Russia made its case to the world Saturday for its war in Ukraine, repeating a series of grievances about its neighbour and the West to tell the UN General Assembly (UNGA) meeting of leaders that Moscow had “no choice” but to take military action.
After days of denunciations of Russia at the prominent diplomatic gathering, Foreign Minister Sergey Lavrov sought to shift the focus to Washington. His speech centered on a claim that the United States and its allies — not Russia, as the West maintains — are aggressively undermining the international system that the UN represents.
The Ukraine war has largely dominated the discussion at the assembly's big annual meeting, and many countries have laid into Russia for its Feb. 24 invasion — denouncing its nuclear threats, alleging it has committed atrocities and war crimes.
The speeches came amid voting in Russian-occupied parts of eastern and southern Ukraine on whether to join Russia. Moscow characterizes the referendums as self-determination, but Kyiv and its Western allies view them as Kremlin-orchestrated shams with a foregone conclusion.

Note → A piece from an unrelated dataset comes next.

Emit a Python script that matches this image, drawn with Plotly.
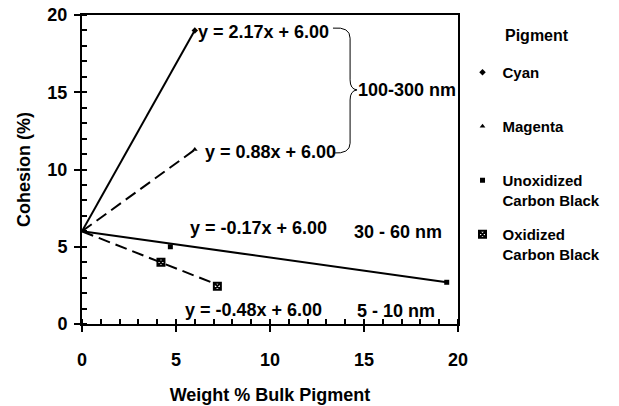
import plotly.graph_objects as go

# Measured cohesion vs. bulk pigment loading
cyan_x = [0, 6.0]
cyan_y = [6.0, 19.0]
magenta_x = [0, 6.0]
magenta_y = [6.0, 11.3]
unox_x = [0, 4.7, 19.4]
unox_y = [6.0, 5.0, 2.7]
ox_x = [0, 4.2, 7.2]
ox_y = [6.0, 4.0, 2.45]

# Linear fits (slope, intercept)
cyan_fit = (2.17, 6.00)
magenta_fit = (0.88, 6.00)
unox_fit = (-0.17, 6.00)
ox_fit = (-0.48, 6.00)

FONT = "Arial, Liberation Sans, sans-serif"
BLACK = "#000000"


def fit_line(xs, fit):
    m, b = fit
    xr = [min(xs), max(xs)]
    return xr, [m * v + b for v in xr]


def eq_text(fit):
    m, b = fit
    return f"y = {m:.2f}x + {b:.2f}"


fig = go.Figure()

series = [
    ("Cyan", cyan_x, cyan_y, cyan_fit, "solid", dict(symbol="diamond", size=5, color=BLACK)),
    ("Magenta", magenta_x, magenta_y, magenta_fit, "12px,6px",
     dict(symbol="triangle-up", size=5, color=BLACK)),
    ("Unoxidized<br>Carbon Black", unox_x, unox_y, unox_fit, "solid",
     dict(symbol="square", size=5, color=BLACK)),
    ("Oxidized<br>Carbon Black", ox_x, ox_y, ox_fit, "12px,6px",
     dict(symbol="square-x", size=7, color="white", line=dict(color=BLACK, width=2))),
]

for i, (name, xs, ys, fit, dash, marker) in enumerate(series):
    lx, ly = fit_line(xs, fit)
    fig.add_trace(go.Scatter(x=lx, y=ly, mode="lines", showlegend=False,
                             line=dict(color=BLACK, width=2, dash=dash),
                             hoverinfo="skip"))
    label = name if "<br>" in name else name + "<br>\u00a0"
    fig.add_trace(go.Scatter(x=xs[1:], y=ys[1:], mode="markers", name=label,
                             legendgroup=f"g{i}", marker=marker))

# Equation labels at the end of each fit
fig.add_annotation(x=cyan_x[-1], y=cyan_fit[0] * cyan_x[-1] + cyan_fit[1],
                   text=eq_text(cyan_fit), xanchor="left", yanchor="middle",
                   xshift=1, yshift=-2, showarrow=False)
fig.add_annotation(x=magenta_x[-1], y=magenta_fit[0] * magenta_x[-1] + magenta_fit[1],
                   text=eq_text(magenta_fit), xanchor="left", yanchor="middle",
                   xshift=8, yshift=-2, showarrow=False)
fig.add_annotation(x=9.4, y=6.2, text=eq_text(unox_fit), showarrow=False)
fig.add_annotation(x=9.1, y=0.9, text=eq_text(ox_fit), showarrow=False)

# Particle size groupings
fig.add_annotation(x=14.6, y=15.15, text="100-300 nm", xanchor="left", showarrow=False)
fig.add_annotation(x=16.8, y=5.95, text="30 - 60 nm", showarrow=False)
fig.add_annotation(x=16.7, y=0.85, text="5 - 10 nm", showarrow=False)

# Legend heading
fig.add_annotation(x=1.21, y=0.935, xref="paper", yref="paper", text="Pigment",
                   xanchor="center", yanchor="middle", showarrow=False,
                   font=dict(family=FONT, size=16, color=BLACK, weight="bold"))

# Curly brace joining the two upper fits
brace = ("M 13.35,19.15 Q 14.26,19.25 14.26,18.5 L 14.26,15.8 "
         "Q 14.26,15.2 14.63,15.15 Q 14.26,15.1 14.26,14.5 L 14.26,11.7 "
         "Q 14.26,11.0 13.35,11.07")
fig.add_shape(type="path", path=brace, xref="x", yref="y",
              line=dict(color=BLACK, width=1))

axis_common = dict(
    showgrid=False, zeroline=False, showline=True, linecolor=BLACK, linewidth=2,
    mirror=True, ticks="outside", ticklen=6, tickwidth=2, tickcolor=BLACK,
    automargin=False,
    tickfont=dict(family=FONT, size=18, color=BLACK, weight="bold"),
    minor=dict(ticks="inside", ticklen=5, tickwidth=1.5, tickcolor=BLACK, dtick=1),
)

fig.update_xaxes(range=[0, 20], dtick=5, tick0=0, ticklabelstandoff=12,
                 title=dict(text="Weight % Bulk Pigment", standoff=20,
                            font=dict(family=FONT, size=18, color=BLACK, weight="bold")),
                 **axis_common)
fig.update_yaxes(range=[0, 20], dtick=5, tick0=0, ticklabelstandoff=3,
                 title=dict(text="Cohesion (%)", standoff=12,
                            font=dict(family=FONT, size=18, color=BLACK, weight="bold")),
                 **axis_common)

fig.update_layout(
    width=619, height=406,
    margin=dict(l=82, r=161, t=15, b=82),
    paper_bgcolor="white", plot_bgcolor="white",
    font=dict(family=FONT, size=18, color=BLACK, weight="bold"),
    showlegend=True,
    legend=dict(
        x=1.012, y=0.867, xanchor="left", yanchor="top",
        valign="top", tracegroupgap=12,
        font=dict(family=FONT, size=15, color=BLACK, weight="bold"),
        bgcolor="rgba(0,0,0,0)",
    ),
)

fig.write_html("out.html")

Some observers think the expected outcome could serve as a pretext for Russian President Vladimir Putin eventually to escalate the war further.
“We can expect President Putin will claim any Ukrainian effort to liberate this land as an attack on so-called Russian territory,'" US Secretary of State Antony Blinken warned the U.N. Security Council on Thursday.
Lavrov dismissed the complaints as the West “throwing a fit” about people making a choice on where they feel they belong.
Russia has offered a number of explanations for what it calls its “special military operation” in Ukraine. Lavrov recapped a couple: risks to Russia from what it considers a hostile government in Kyiv and a NATO alliance that has expanded eastward over the years and relieving Russians living in Ukraine — especially its eastern region of the Donbas — of what Moscow views as the Ukrainian government's oppression.
The aim was “to remove the threats against our security, which NATO has been consistently creating in Ukraine,” he explained.
While Ukraine has recently driven Russian troops from some areas in the northeast, Ukrainian President Volodymyr Zelenskyy earlier this week warned the assembly that he believes Moscow wants to spend the winter getting ready for a new offensive or at least preparing fortifications while mobilizing more troops.
Regardless, he declared that his forces will ultimately oust Russian troops from all of Ukraine.
The war has disrupted the trade of Ukrainian and Russian grain and Russian fertiliser, touching off a global food crisis. A deal recently brokered by the UN and Turkey has helped get Ukrainian grain moving, but fertiliser shipments have proved more difficult.
At the Security Council on Thursday, Ukraine and Russia faced off, in a rare moment when Lavrov and his Ukrainian counterpart, Dmytro Kuleba, were in the same room — though they kept their distance.
The General Assembly voted overwhelmingly in March to deplore Russia's aggression against Ukraine, call for immediate withdrawal of all Russian forces, and urge protection for millions of civilians. The next month, members agreed by a smaller margin to suspend Russia from the UN Human Rights Council.